(PROBLEM) Retype each line of the material exactly, please, skipping any picture in it.

(PROVIDED MATERIAL)
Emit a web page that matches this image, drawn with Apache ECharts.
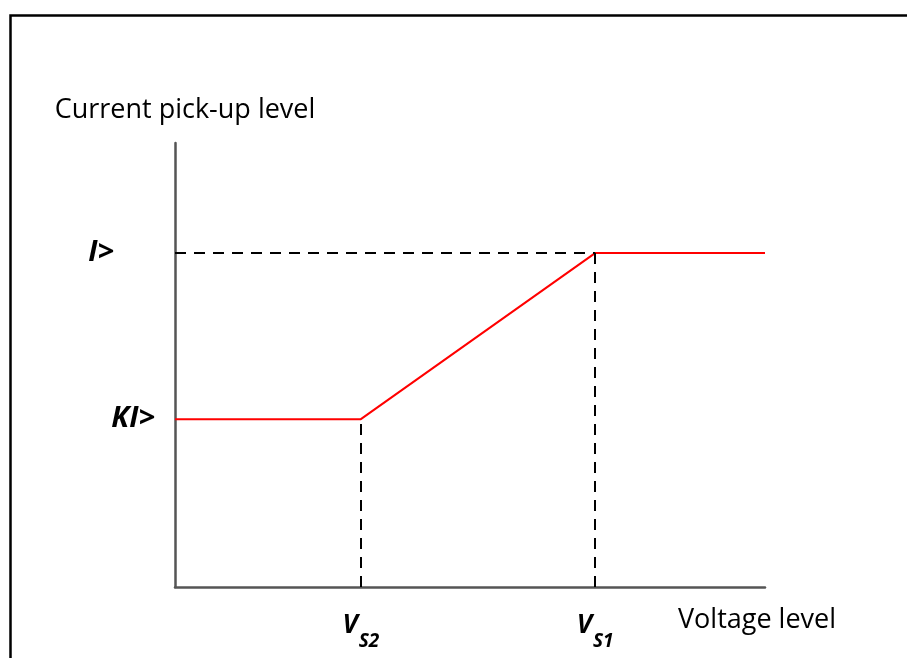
<!DOCTYPE html>
<html>
<head>
<meta charset="utf-8">
<script src="https://cdn.jsdelivr.net/npm/echarts@6/dist/echarts.min.js"></script>
<style>
html,body{margin:0;padding:0;background:#fff;}
#chart{width:907px;height:658px;}
</style>
</head>
<body>
<div id="chart"></div>
<script>
// Voltage-controlled pick-up characteristic (relative units, 0..100)
const xBreaks = [0, 31.5, 71.2, 100];        // start, V_S2, V_S1, end
const curveY = [37.8, 37.8, 75.2, 75.2];     // KI>, KI>, I>, I>
const xTickValues = [31.5, 71.2];
const xTickNames = ['S2', 'S1'];
const yTickValues = [37.8, 75.2];
const yTickNames = ['KI>', 'I>'];
const xAxisTitle = 'Voltage level';
const yAxisTitle = 'Current pick-up level';

const curve = xBreaks.map((x, i) => [x, curveY[i]]);
const vs2 = xTickValues[0], vs1 = xTickValues[1];
const kI = yTickValues[0], I = yTickValues[1];

const chart = echarts.init(document.getElementById('chart'), null, {renderer: 'canvas'});
const font = 'Open Sans';
chart.setOption({
  animation: false,
  backgroundColor: '#fff',
  graphic: [{
    type: 'rect', left: 8, top: 13, z: 100,
    shape: {x: 0, y: 0, width: 1000, height: 1000},
    style: {fill: 'none', stroke: '#000', lineWidth: 2.5}
  }],
  grid: {left: 175, right: 142, top: 143, bottom: 71, containLabel: false},
  xAxis: {
    type: 'value', min: 0, max: 100,
    name: xAxisTitle, nameLocation: 'end', nameGap: -87,
    nameTextStyle: {fontFamily: font, fontSize: 27, color: '#000', align: 'left', verticalAlign: 'top', padding: [20, 0, 0, 0]},
    axisLine: {show: true, lineStyle: {color: '#555', width: 2.5}},
    axisTick: {show: false},
    splitLine: {show: false},
    axisLabel: {
      customValues: xTickValues,
      margin: 14,
      formatter: v => '{v|V}{s|' + xTickNames[xTickValues.indexOf(v)] + '}',
      rich: {
        v: {fontFamily: font, fontSize: 26, fontStyle: 'italic', fontWeight: 'bold', color: '#000'},
        s: {fontFamily: font, fontSize: 19, fontStyle: 'italic', fontWeight: 'bold', color: '#000', padding: [31, 0, 0, 1]}
      }
    }
  },
  yAxis: {
    type: 'value', min: 0, max: 100,
    name: yAxisTitle, nameLocation: 'end', nameGap: 19,
    nameTextStyle: {fontFamily: font, fontSize: 27, color: '#000', align: 'center', padding: [0, 0, 0, 20]},
    axisLine: {show: true, lineStyle: {color: '#555', width: 2.5}},
    axisTick: {show: false},
    splitLine: {show: false},
    axisLabel: {
      customValues: yTickValues,
      margin: 20,
      formatter: v => {
        const n = yTickNames[yTickValues.indexOf(v)];
        return n === 'I>' ? '{b|' + n + '}' : '{a|' + n + '}';
      },
      rich: {
        a: {fontFamily: font, fontSize: 29, fontStyle: 'italic', fontWeight: 'bold', color: '#000'},
        b: {fontFamily: font, fontSize: 29, fontStyle: 'italic', fontWeight: 'bold', color: '#000', padding: [0, 41, 0, 0]}
      }
    }
  },
  series: [{
    type: 'line',
    data: curve,
    symbol: 'none',
    lineStyle: {color: '#ff0000', width: 2},
    z: 3,
    markLine: {
      silent: true,
      symbol: 'none',
      label: {show: false},
      lineStyle: {color: '#000', width: 2, type: [11, 8]},
      data: [
        [{coord: [0, I]}, {coord: [vs1, I]}],
        [{coord: [vs2, 0]}, {coord: [vs2, kI]}],
        [{coord: [vs1, 0]}, {coord: [vs1, I]}]
      ]
    }
  }]
});
</script>
</body>
</html>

(THE RESPONSE)
Emit a web page that matches this image, drawn with Apache ECharts.
<!DOCTYPE html>
<html>
<head>
<meta charset="utf-8">
<script src="https://cdn.jsdelivr.net/npm/echarts@6/dist/echarts.min.js"></script>
<style>
html,body{margin:0;padding:0;background:#fff;}
#chart{width:907px;height:658px;}
</style>
</head>
<body>
<div id="chart"></div>
<script>
// Voltage-controlled pick-up characteristic (relative units, 0..100)
const xBreaks = [0, 31.5, 71.2, 100];        // start, V_S2, V_S1, end
const curveY = [37.8, 37.8, 75.2, 75.2];     // KI>, KI>, I>, I>
const xTickValues = [31.5, 71.2];
const xTickNames = ['S2', 'S1'];
const yTickValues = [37.8, 75.2];
const yTickNames = ['KI>', 'I>'];
const xAxisTitle = 'Voltage level';
const yAxisTitle = 'Current pick-up level';

const curve = xBreaks.map((x, i) => [x, curveY[i]]);
const vs2 = xTickValues[0], vs1 = xTickValues[1];
const kI = yTickValues[0], I = yTickValues[1];

const chart = echarts.init(document.getElementById('chart'), null, {renderer: 'canvas'});
const font = 'Open Sans';
chart.setOption({
  animation: false,
  backgroundColor: '#fff',
  graphic: [{
    type: 'rect', left: 8, top: 13, z: 100,
    shape: {x: 0, y: 0, width: 1000, height: 1000},
    style: {fill: 'none', stroke: '#000', lineWidth: 2.5}
  }],
  grid: {left: 175, right: 142, top: 143, bottom: 71, containLabel: false},
  xAxis: {
    type: 'value', min: 0, max: 100,
    name: xAxisTitle, nameLocation: 'end', nameGap: -87,
    nameTextStyle: {fontFamily: font, fontSize: 27, color: '#000', align: 'left', verticalAlign: 'top', padding: [20, 0, 0, 0]},
    axisLine: {show: true, lineStyle: {color: '#555', width: 2.5}},
    axisTick: {show: false},
    splitLine: {show: false},
    axisLabel: {
      customValues: xTickValues,
      margin: 14,
      formatter: v => '{v|V}{s|' + xTickNames[xTickValues.indexOf(v)] + '}',
      rich: {
        v: {fontFamily: font, fontSize: 26, fontStyle: 'italic', fontWeight: 'bold', color: '#000'},
        s: {fontFamily: font, fontSize: 19, fontStyle: 'italic', fontWeight: 'bold', color: '#000', padding: [31, 0, 0, 1]}
      }
    }
  },
  yAxis: {
    type: 'value', min: 0, max: 100,
    name: yAxisTitle, nameLocation: 'end', nameGap: 19,
    nameTextStyle: {fontFamily: font, fontSize: 27, color: '#000', align: 'center', padding: [0, 0, 0, 20]},
    axisLine: {show: true, lineStyle: {color: '#555', width: 2.5}},
    axisTick: {show: false},
    splitLine: {show: false},
    axisLabel: {
      customValues: yTickValues,
      margin: 20,
      formatter: v => {
        const n = yTickNames[yTickValues.indexOf(v)];
        return n === 'I>' ? '{b|' + n + '}' : '{a|' + n + '}';
      },
      rich: {
        a: {fontFamily: font, fontSize: 29, fontStyle: 'italic', fontWeight: 'bold', color: '#000'},
        b: {fontFamily: font, fontSize: 29, fontStyle: 'italic', fontWeight: 'bold', color: '#000', padding: [0, 41, 0, 0]}
      }
    }
  },
  series: [{
    type: 'line',
    data: curve,
    symbol: 'none',
    lineStyle: {color: '#ff0000', width: 2},
    z: 3,
    markLine: {
      silent: true,
      symbol: 'none',
      label: {show: false},
      lineStyle: {color: '#000', width: 2, type: [11, 8]},
      data: [
        [{coord: [0, I]}, {coord: [vs1, I]}],
        [{coord: [vs2, 0]}, {coord: [vs2, kI]}],
        [{coord: [vs1, 0]}, {coord: [vs1, I]}]
      ]
    }
  }]
});
</script>
</body>
</html>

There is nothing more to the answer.